As his father wrote, “Our common goal was unequivocal -- to play in the NHL one day. Pavel and our entire family has done the maximum to make it happen and we are happy he has reached his dreams.

“I believe it is even fair in a certain way as for his special journey up to here in Boston and for all those thousands of practices, he deserves it.”

Zacha, however, did not get a say.

“Life was put to me a certain way,” he said.

He never questioned it because the results were always there. He was always getting better, always moving up. He looked with pity at the kids doing something else with their time, going to class, while he had another tennis tournament. That, to him, was joy.

But did he feel like he had a choice?

“I just never thought about it that way because I had so much fun playing sports,” Zacha said. “Like it was brought up to me in such a positive way. Sports, you can do what you love and make money in the future.”

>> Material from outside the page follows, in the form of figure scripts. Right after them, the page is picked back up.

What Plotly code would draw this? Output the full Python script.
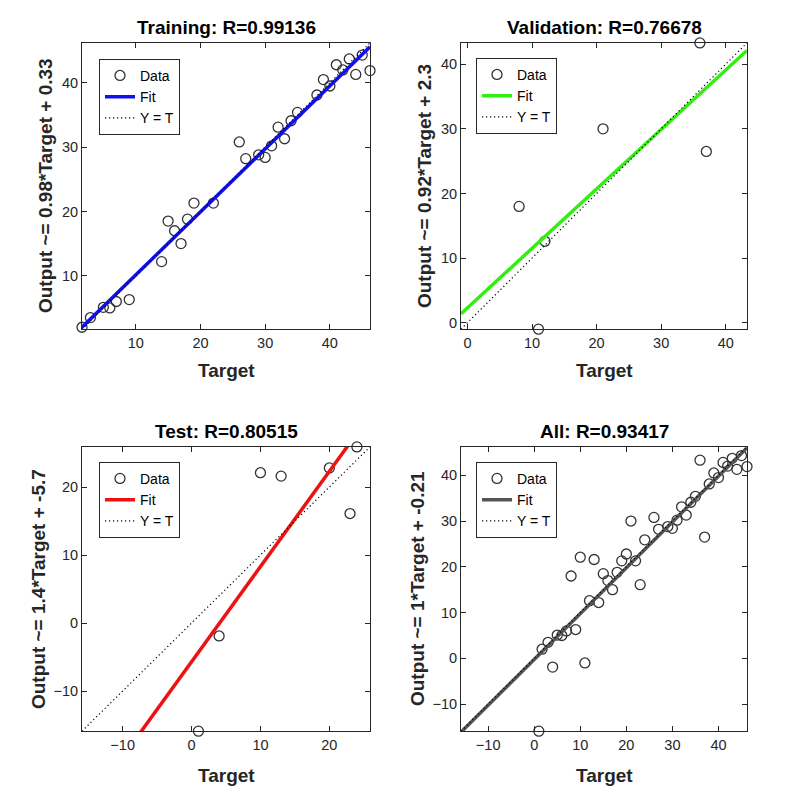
import plotly.graph_objects as go

# ---------------- data ----------------
train_target = [1.7, 3, 5, 6, 7, 9, 14, 15, 16, 17, 18, 19, 22, 26, 27, 29, 30, 31,
                32, 33, 34, 35, 38, 39, 40, 41, 42, 43, 44, 45, 46.2]
train_output = [2.0, 3.5, 5.1, 5.0, 6.0, 6.3, 12.2, 18.5, 17.0, 15.0, 18.8, 21.3, 21.3,
                30.8, 28.2, 28.8, 28.4, 30.2, 33.1, 31.3, 34.1, 35.4, 38.1, 40.5, 39.5,
                42.8, 42.0, 43.7, 41.3, 44.3, 41.9]
val_target = [36, 21, 37, 8, 12, 11]
val_output = [43.3, 30.0, 26.5, 18.0, 12.6, -1.0]
test_target = [24, 10, 13, 20, 23, 4, 1]
test_output = [25.9, 22.1, 21.6, 22.8, 16.1, -1.9, -15.9]
all_target = train_target + val_target + test_target
all_output = train_output + val_output + test_output

titles = ["Training: R=0.99136", "Validation: R=0.76678", "Test: R=0.80515", "All: R=0.93417"]
ylabels = ["Output ~= 0.98*Target + 0.33", "Output ~= 0.92*Target + 2.3",
           "Output ~= 1.4*Target + -5.7", "Output ~= 1*Target + -0.21"]
fit_slope = [0.98, 0.92, 1.4, 1.0]
fit_intercept = [0.33, 2.3, -5.7, -0.21]
legend_labels = ["Data", "Fit", "Y = T"]

targets = [train_target, val_target, test_target, all_target]
outputs = [train_output, val_output, test_output, all_output]

# ---------------- styling / layout (pixels) ----------------
W, H = 792, 801
fit_colors = ["#1010f0", "#33ee11", "#ee1111", "#555555"]
panels = [(82, 370, 43, 330), (461, 747, 43, 330), (82, 370, 448, 733), (461, 747, 448, 733)]
legend_pos = [(99, 59), (476, 58), (99, 463), (476, 463)]
title_y = [28, 28, 433, 433]
xlabel_y = [371, 371, 777, 777]
ylabel_x = [45, 424, 38, 417]
FONT = "Liberation Sans, Arial, sans-serif"
AX = "#262626"


def px(x):
    return x / W


def py(y):
    return 1 - y / H


fig = go.Figure()
annotations = []
layout_axes = {}

for i in range(4):
    t, o = targets[i], outputs[i]
    lo = min(min(t), min(o))
    hi = max(max(t), max(o))
    n = "" if i == 0 else str(i + 1)
    xa, ya = "x" + n, "y" + n
    lg = "legend" + n

    fig.add_trace(go.Scatter(
        x=t, y=o, mode="markers", name=legend_labels[0], xaxis=xa, yaxis=ya, legend=lg,
        marker=dict(symbol="circle-open", size=10, color="#333333", line=dict(width=1.3)),
        cliponaxis=False, showlegend=True))
    fig.add_trace(go.Scatter(
        x=[lo, hi], y=[fit_slope[i] * lo + fit_intercept[i], fit_slope[i] * hi + fit_intercept[i]],
        mode="lines", name=legend_labels[1], xaxis=xa, yaxis=ya, legend=lg,
        line=dict(color=fit_colors[i], width=3.5)))
    fig.add_trace(go.Scatter(
        x=[lo, hi], y=[lo, hi], mode="lines", name=legend_labels[2], xaxis=xa, yaxis=ya,
        legend=lg, line=dict(color="black", width=1.2, dash="1.2px,2.8px")))

    x0, x1, y0, y1 = panels[i]
    common = dict(range=[lo, hi], dtick=10, tick0=0, showgrid=False, zeroline=False,
                  showline=True, linecolor=AX, linewidth=1, mirror="ticks",
                  ticks="inside", ticklen=5, tickcolor=AX, tickwidth=1,
                  tickfont=dict(family=FONT, size=14.5, color=AX))
    layout_axes["xaxis" + n] = dict(common, domain=[px(x0), px(x1)], anchor=ya)
    layout_axes["yaxis" + n] = dict(common, domain=[py(y1), py(y0)], anchor=xa)
    lx, ly = legend_pos[i]
    layout_axes[lg] = dict(x=px(lx), y=py(ly), xanchor="left", yanchor="top",
                           bgcolor="white", bordercolor=AX, borderwidth=1,
                           font=dict(family=FONT, size=14, color="black"),
                           itemwidth=30, tracegroupgap=0)

    cx = (x0 + x1) / 2
    annotations.append(dict(text="<b>" + titles[i] + "</b>", x=px(cx), y=py(title_y[i]),
                            xref="paper", yref="paper", showarrow=False,
                            xanchor="center", yanchor="middle",
                            font=dict(family=FONT, size=19, color="black")))
    annotations.append(dict(text="<b>Target</b>", x=px(cx), y=py(xlabel_y[i]),
                            xref="paper", yref="paper", showarrow=False,
                            xanchor="center", yanchor="middle",
                            font=dict(family=FONT, size=19, color=AX)))
    annotations.append(dict(text="<b>" + ylabels[i] + "</b>", x=px(ylabel_x[i]),
                            y=py((y0 + y1) / 2), xref="paper", yref="paper",
                            showarrow=False, textangle=-90,
                            xanchor="center", yanchor="middle",
                            font=dict(family=FONT, size=19, color=AX)))

fig.update_layout(width=W, height=H, margin=dict(l=0, r=0, t=0, b=0),
                  paper_bgcolor="white", plot_bgcolor="white",
                  annotations=annotations, **layout_axes)

fig.write_html("out.html", config={"displayModeBar": False},
               post_script="document.body.style.margin='0';document.body.style.overflow='hidden';")
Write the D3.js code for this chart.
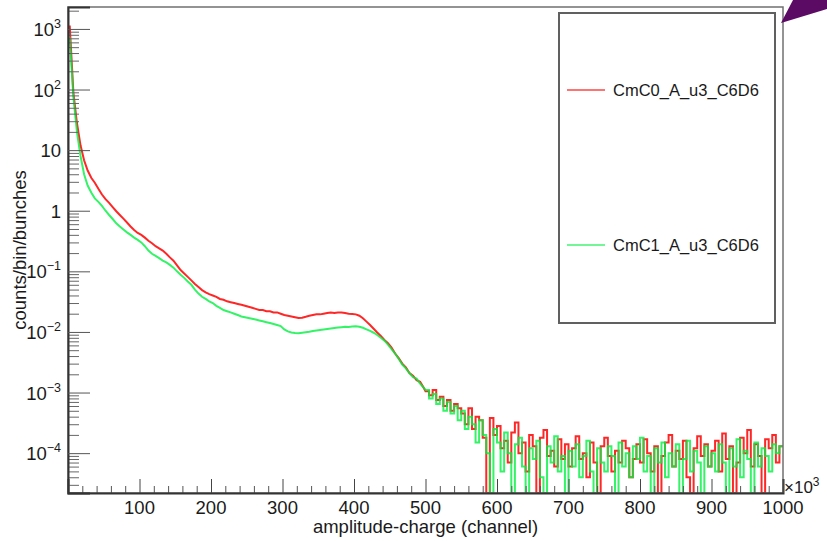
<!DOCTYPE html>
<html lang="en">
<head>
<meta charset="utf-8">
<script src="https://d3js.org/d3.v7.min.js"></script>
<style>
  body { margin: 0; background: #fff; }
  text { font-family: "Liberation Sans", Arial, Helvetica, sans-serif; fill: #1a1a1a; }
</style>
</head>
<body>
<svg id="chart" width="827" height="541"></svg>
<script>
// histogram bins: 5 units (x10^3 channel) wide, starting at 0
var binWidth = 5;
var seriesNames = ["CmC0_A_u3_C6D6", "CmC1_A_u3_C6D6"];
var seriesColors = ["#ff0000", "#00f040"];

var redCounts = [
  1100, 90, 28, 12, 6.8, 4.6, 3.5, 2.9, 2.3, 1.85,
  1.55, 1.35, 1.15, 0.98, 0.85, 0.74, 0.64, 0.55, 0.48, 0.43,
  0.40, 0.36, 0.32, 0.29, 0.26, 0.24, 0.22, 0.195, 0.17, 0.15,
  0.125, 0.105, 0.092, 0.081, 0.071, 0.062, 0.055, 0.049, 0.045, 0.042,
  0.040, 0.038, 0.035, 0.034, 0.032, 0.031, 0.030, 0.029, 0.028, 0.027,
  0.026, 0.025, 0.024, 0.023, 0.023, 0.022, 0.022, 0.021, 0.021, 0.020,
  0.019, 0.0185, 0.018, 0.0175, 0.017, 0.0172, 0.0178, 0.0185, 0.019, 0.0195,
  0.0195, 0.020, 0.0205, 0.021, 0.0205, 0.021, 0.021, 0.0205, 0.020, 0.0198,
  0.0195, 0.0185, 0.0168, 0.0148, 0.013, 0.0113, 0.0098, 0.0086, 0.0074, 0.0065,
  0.0055, 0.0044, 0.0037, 0.0030, 0.0026, 0.0021, 0.0019, 0.0016, 0.0015, 0.0012,
  1.05e-3, 9.0e-4, 1.1e-3, 7.5e-4, 8.5e-4, 6.0e-4, 7.5e-4, 5.0e-4, 6.5e-4, 5.5e-4,
  4.5e-4, 3.0e-4, 5.5e-4, 2.5e-4, 4.0e-4, 3.5e-4, 1.8e-4, 0, 3.8e-4, 2.0e-4,
  2.8e-4, 1.2e-4, 1.6e-4, 0.7e-4, 2.2e-4, 3.2e-4, 1.0e-4, 1.5e-4, 0.5e-4, 2.0e-4,
  1.3e-4, 0, 1.8e-4, 2.4e-4, 0.9e-4, 1.1e-4, 0.6e-4, 1.7e-4, 0.8e-4, 1.4e-4,
  0.6e-4, 1.2e-4, 1.9e-4, 0.8e-4, 1.0e-4, 0.4e-4, 1.5e-4, 0.7e-4, 0, 1.3e-4,
  1.8e-4, 0.9e-4, 0.5e-4, 1.1e-4, 0.7e-4, 1.6e-4, 1.2e-4, 0.4e-4, 0.8e-4, 1.4e-4,
  0.7e-4, 1.7e-4, 1.0e-4, 0.5e-4, 1.3e-4, 0, 0.9e-4, 1.5e-4, 2.0e-4, 0.6e-4,
  1.1e-4, 0.8e-4, 1.6e-4, 0.4e-4, 0, 1.2e-4, 1.9e-4, 0.9e-4, 1.4e-4, 0.6e-4,
  1.1e-4, 1.6e-4, 0.5e-4, 2.1e-4, 0.8e-4, 1.3e-4, 0, 0.7e-4, 1.8e-4, 1.0e-4,
  2.4e-4, 0.6e-4, 1.4e-4, 0.9e-4, 0, 1.7e-4, 1.2e-4, 2.0e-4, 0.7e-4, 1.3e-4
];

var greenCounts = [
  700, 75, 20, 8, 4.0, 2.6, 2.0, 1.6, 1.4, 1.2,
  1.0, 0.85, 0.73, 0.62, 0.55, 0.49, 0.44, 0.40, 0.36, 0.33,
  0.30, 0.26, 0.22, 0.195, 0.18, 0.165, 0.15, 0.14, 0.128, 0.115,
  0.10, 0.088, 0.078, 0.068, 0.060, 0.050, 0.043, 0.038, 0.035, 0.032,
  0.030, 0.027, 0.025, 0.023, 0.022, 0.021, 0.020, 0.019, 0.018, 0.0175,
  0.017, 0.0165, 0.016, 0.0155, 0.015, 0.0145, 0.014, 0.0135, 0.013, 0.0125,
  0.011, 0.0102, 0.0098, 0.0096, 0.0095, 0.0097, 0.0099, 0.0101, 0.0104, 0.0106,
  0.0108, 0.011, 0.0112, 0.0114, 0.0116, 0.0118, 0.012, 0.0122, 0.0121, 0.0123,
  0.0124, 0.0122, 0.0117, 0.0110, 0.0104, 0.0097, 0.0089, 0.0080, 0.0072, 0.0062,
  0.0052, 0.0044, 0.0036, 0.0029, 0.0025, 0.0021, 0.0018, 0.0017, 0.0014, 0.0012,
  1.1e-3, 8.0e-4, 9.5e-4, 6.5e-4, 8.0e-4, 5.0e-4, 7.0e-4, 4.5e-4, 6.0e-4, 3.5e-4,
  5.0e-4, 2.5e-4, 4.0e-4, 3.0e-4, 1.5e-4, 3.5e-4, 2.0e-4, 1.0e-4, 0, 2.5e-4,
  1.5e-4, 0.5e-4, 2.2e-4, 1.0e-4, 0, 1.4e-4, 1.8e-4, 0.6e-4, 0, 1.2e-4,
  0.8e-4, 1.6e-4, 0.4e-4, 0, 1.3e-4, 0.7e-4, 1.9e-4, 0.5e-4, 0.9e-4, 0,
  1.1e-4, 0.6e-4, 1.4e-4, 0.4e-4, 0.9e-4, 1.6e-4, 0.5e-4, 0, 1.2e-4, 0.7e-4,
  0.5e-4, 1.3e-4, 0.9e-4, 0, 1.5e-4, 0.6e-4, 1.0e-4, 0.4e-4, 1.3e-4, 0.8e-4,
  1.8e-4, 0.5e-4, 0.9e-4, 0, 1.2e-4, 0.7e-4, 1.5e-4, 0.4e-4, 1.0e-4, 0.6e-4,
  1.4e-4, 0, 0.8e-4, 1.6e-4, 0.5e-4, 1.1e-4, 0.7e-4, 0, 1.3e-4, 0.6e-4,
  1.0e-4, 0.5e-4, 1.4e-4, 0.7e-4, 0, 1.2e-4, 0.6e-4, 1.7e-4, 0.4e-4, 1.1e-4,
  0.8e-4, 0, 1.5e-4, 0.6e-4, 1.2e-4, 0.9e-4, 0.5e-4, 1.4e-4, 1.0e-4, 1.3e-4
];

var xTickValues = [100, 200, 300, 400, 500, 600, 700, 800, 900, 1000];
var yTickExponents = [-4, -3, -2, -1, 0, 1, 2, 3];

// frame edges ("top" is taken by window.top, so prefix them)
var pLeft = 68, pRight = 783, pTop = 7, pBottom = 493;
var svg = d3.select("#chart");

var x = d3.scaleLinear().domain([0, 1000]).range([pLeft, pRight]);
var y = d3.scaleLog().domain([2.2e-5, 2300]).range([pBottom, pTop]);

svg.append("defs").append("clipPath").attr("id", "plotclip")
   .append("rect")
   .attr("x", pLeft).attr("y", pTop)
   .attr("width", pRight - pLeft).attr("height", pBottom - pTop);

// smooth part joins bin centres, the noisy tail is drawn as steps
var smoothBins = 100;
function histPoints(counts) {
  var pts = [[0, counts[0]]];
  counts.forEach(function (v, i) {
    var yv = v > 0 ? v : y.domain()[0];
    if (i < smoothBins) {
      pts.push([(i + 0.5) * binWidth, yv]);
    } else {
      pts.push([i * binWidth, yv]);
      pts.push([(i + 1) * binWidth, yv]);
    }
  });
  return pts;
}
var line = d3.line()
  .x(function (d) { return x(d[0]); })
  .y(function (d) { return y(d[1]); });

var plot = svg.append("g").attr("clip-path", "url(#plotclip)");
[redCounts, greenCounts].forEach(function (counts, k) {
  plot.append("path")
      .attr("d", line(histPoints(counts)))
      .attr("fill", "none")
      .attr("stroke", seriesColors[k])
      .attr("stroke-opacity", k == 0 ? 0.85 : 0.8)
      .attr("stroke-width", 2);
});

// frame box (top/right)
svg.append("rect")
   .attr("x", pLeft).attr("y", pTop)
   .attr("width", pRight - pLeft).attr("height", pBottom - pTop)
   .attr("fill", "none").attr("stroke", "#707070").attr("stroke-width", 1.5);

// x axis: major + minor ticks pointing inward
var xMinor = d3.range(20, 1000, 20).filter(function (v) { return v % 100 != 0; });
svg.append("g").attr("transform", "translate(0," + pBottom + ")")
   .call(d3.axisBottom(x).tickValues(xMinor).tickSize(-7).tickFormat(""))
   .call(function (g) { g.select(".domain").remove(); g.selectAll("line").attr("stroke", "#555"); });
svg.append("g").attr("transform", "translate(0," + pBottom + ")")
   .call(d3.axisBottom(x).tickValues(xTickValues).tickSize(-14).tickFormat(""))
   .call(function (g) { g.select(".domain").attr("stroke", "#333").attr("stroke-width", 2); g.selectAll("line").attr("stroke", "#444"); });

svg.append("g").selectAll("text")
   .data(xTickValues).enter().append("text")
   .attr("x", function (d) { return x(d); })
   .attr("y", 514)
   .attr("text-anchor", "middle")
   .style("font-size", "18.5px")
   .text(function (d) { return d; });

var xMult = svg.append("text").attr("x", 784).attr("y", 493).style("font-size", "17px");
xMult.append("tspan").text("\u00d710");
xMult.append("tspan").attr("dy", -7).style("font-size", "12px").text("3");

svg.append("text")
   .attr("x", (pLeft + pRight) / 2).attr("y", 533)
   .attr("text-anchor", "middle")
   .style("font-size", "18.5px")
   .text("amplitude-charge (channel)");

// y axis: log ticks
var yMajor = yTickExponents.map(function (e) { return Math.pow(10, e); });
var yMinor = y.ticks().filter(function (v) {
  var l = Math.log10(v);
  return Math.abs(l - Math.round(l)) > 1e-6;
});
svg.append("g").attr("transform", "translate(" + pLeft + ",0)")
   .call(d3.axisLeft(y).tickValues(yMinor).tickSize(-11).tickFormat(""))
   .call(function (g) { g.select(".domain").remove(); g.selectAll("line").attr("stroke", "#666"); });
svg.append("g").attr("transform", "translate(" + pLeft + ",0)")
   .call(d3.axisLeft(y).tickValues(yMajor).tickSize(-22).tickFormat(""))
   .call(function (g) { g.select(".domain").attr("stroke", "#333").attr("stroke-width", 2); g.selectAll("line").attr("stroke", "#555"); });

var yLab = svg.append("g").selectAll("text")
   .data(yTickExponents).enter().append("text")
   .attr("x", 61)
   .attr("y", function (e) { return y(Math.pow(10, e)) + 7; })
   .attr("text-anchor", "end")
   .style("font-size", "18.5px");
yLab.each(function (e) {
  var t = d3.select(this);
  if (e == 0) { t.text("1"); return; }
  if (e == 1) { t.text("10"); return; }
  t.append("tspan").text("10");
  t.append("tspan").attr("dy", -8).style("font-size", "12.5px")
   .text(e < 0 ? "\u2212" + (-e) : String(e));
});

svg.append("text")
   .attr("transform", "translate(26," + (pTop + pBottom) / 2 + ") rotate(-90)")
   .attr("text-anchor", "middle")
   .style("font-size", "18.5px")
   .text("counts/bin/bunches");

// legend
var lg = svg.append("g");
lg.append("rect")
  .attr("x", 559).attr("y", 13).attr("width", 216).attr("height", 310)
  .attr("fill", "#fff").attr("stroke", "#606060").attr("stroke-width", 2);
var legendY = [90, 245];
seriesNames.forEach(function (name, k) {
  lg.append("line")
    .attr("x1", 567).attr("x2", 605)
    .attr("y1", legendY[k]).attr("y2", legendY[k])
    .attr("stroke", seriesColors[k]).attr("stroke-opacity", 0.55).attr("stroke-width", 2);
  lg.append("text")
    .attr("x", 613).attr("y", legendY[k] + 6)
    .style("font-size", "16.5px")
    .text(name);
});

// purple corner marker (top right)
svg.append("path")
   .attr("d", d3.line()([[781, 23], [793, 0], [827, 0], [827, 9]]) + "Z")
   .attr("fill", "#5c0b64");
</script>
</body>
</html>
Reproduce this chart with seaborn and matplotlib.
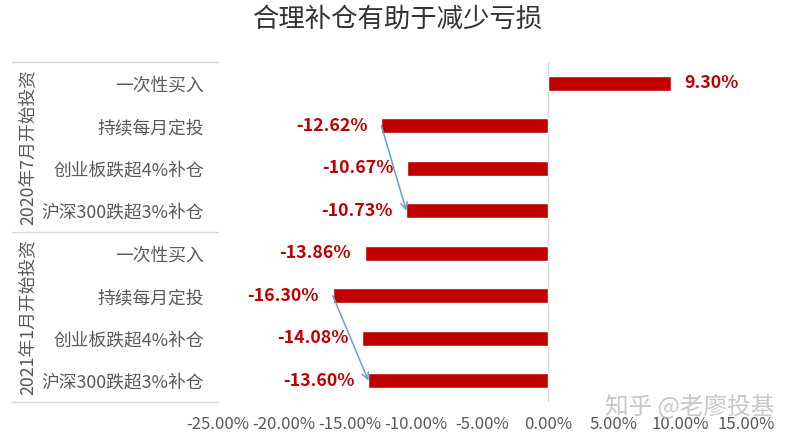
import pandas as pd
import matplotlib
matplotlib.use("Agg")
import matplotlib.pyplot as plt
import matplotlib.transforms as mtransforms
import seaborn as sns

# data
groups = ["2020年7月开始投资", "2021年1月开始投资"]
strategies = ["一次性买入", "持续每月定投", "创业板跌超4%补仓", "沪深300跌超3%补仓"]
returns_2020 = [9.30, -12.62, -10.67, -10.73]
returns_2021 = [-13.86, -16.30, -14.08, -13.60]
x_ticks = [-25, -20, -15, -10, -5, 0, 5, 10, 15]

rows = []
for g, vals in zip(groups, [returns_2020, returns_2021]):
    for s, v in zip(strategies, vals):
        rows.append({"group": g, "strategy": s, "key": f"{g}|{s}", "value": v})
df = pd.DataFrame(rows)

sns.set_theme(style="white")
plt.rcParams["font.family"] = ["Noto Sans CJK SC", "DejaVu Sans"]

red = "#C00000"
gray_text = "#595959"
arrow_color = "#6A9FCF"

fig = plt.figure(figsize=(7.97, 4.40), dpi=100)
ax = fig.add_axes([218 / 797, 1 - 402 / 440, 528 / 797, 340 / 440])

sns.barplot(data=df, x="value", y="key", order=list(df["key"]), color=red,
            orient="h", width=0.36, saturation=1, ax=ax)

ax.set_xticks(x_ticks)
ax.set_xticklabels([f"{t:.2f}%" for t in x_ticks], fontsize=12, color=gray_text)
ax.set_yticks(range(len(df)))
ax.set_yticklabels(df["strategy"], fontsize=12.8, color=gray_text)
ax.tick_params(axis="y", length=0, pad=10)
ax.tick_params(axis="x", length=0, pad=10)
ax.set_xlabel("")
ax.set_ylabel("")
for sp in ax.spines.values():
    sp.set_visible(False)

# zero line
ax.axvline(0, color="#D9D9D9", lw=1, zorder=0)

# value labels
for i, v in enumerate(df["value"]):
    ax.annotate(f"{v:.2f}%", (v, i), xytext=(10 if v > 0 else -10, 0),
                textcoords="offset points", ha="left" if v > 0 else "right",
                va="center", fontsize=12.8, fontweight="bold", color=red)

# arrows: monthly DCA -> CSI300 top-up
n = len(strategies)
for gi in range(len(groups)):
    a = gi * n + 1
    b = gi * n + 3
    ax.annotate("", xy=(df["value"][b], b), xytext=(df["value"][a], a),
                arrowprops=dict(arrowstyle="->", color=arrow_color, lw=1.1,
                                shrinkA=0, shrinkB=0, mutation_scale=12))

# group separators and group labels
trans = mtransforms.blended_transform_factory(ax.transAxes, ax.transData)
left = (12 - 218) / 528
for y in [-0.5, n - 0.5, 2 * n - 0.5]:
    ax.plot([left, 0], [y, y], color="#D9D9D9", lw=1, transform=trans, clip_on=False)
for gi, g in enumerate(groups):
    ax.text((28 - 218) / 528, gi * n + (n - 1) / 2, g, transform=trans, rotation=90,
            ha="center", va="center", fontsize=12.8, color=gray_text)

ax.set_xlim(x_ticks[0], x_ticks[-1])
ax.set_ylim(len(df) - 0.5, -0.5)

fig.text(0.5, 1 - 19 / 440, "合理补仓有助于减少亏损", ha="center", va="center",
         fontsize=19, color="#333333")
fig.text(605 / 797, 1 - 406 / 440, "知乎 @老廖投基", ha="left", va="center",
         fontsize=17, color="#BBBBBB", alpha=0.8)

fig.savefig("out.png", dpi=100)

Now, though, he wrinkles his brow while pondering a question.

“It’s just funny thinking about it, that they decided all that stuff, now when I’m talking to you about it,” he said with a chuckle.

“I think the choice they gave me was the best they knew they could give me,” he said. “It worked out. I love what I do, love sports. I can play tennis with anyone, even now. It’s just one of the things you appreciate. I guess if I didn’t love sports, it would be harder. If I ended up at a certain age being like, I actually want to be a teacher or a lawyer, it would be hard. But I never had that mentality. I always loved what I do.”

But, he is asked, what will he do with his own children? He has none yet -- he got married this summer back home in Czech Republic -- but it’s a thought that has crossed his mind.

“It’s hard because I also know the pressure,” Zacha said. “I would want them to do the same thing as my dad in the way that, give them the opportunity to play sports because I think it’s good. … Because I’m probably going to stay in the U.S. after my career, I would like to go through the route of giving them the opportunity to go through school, so they have something to fall onto.”

He still feels good about the decision, about his childhood, about what he was designed and raised to become. He knows it’s not the only way to become a professional athlete -- his brother-in-law played soccer for the national team in Germany and had a far different experience growing up -- but he also knows and believes that he had a worthy childhood, an enjoyable childhood.

“I always thought I had a better childhood than other people,” he said. “I wouldn’t change it all.”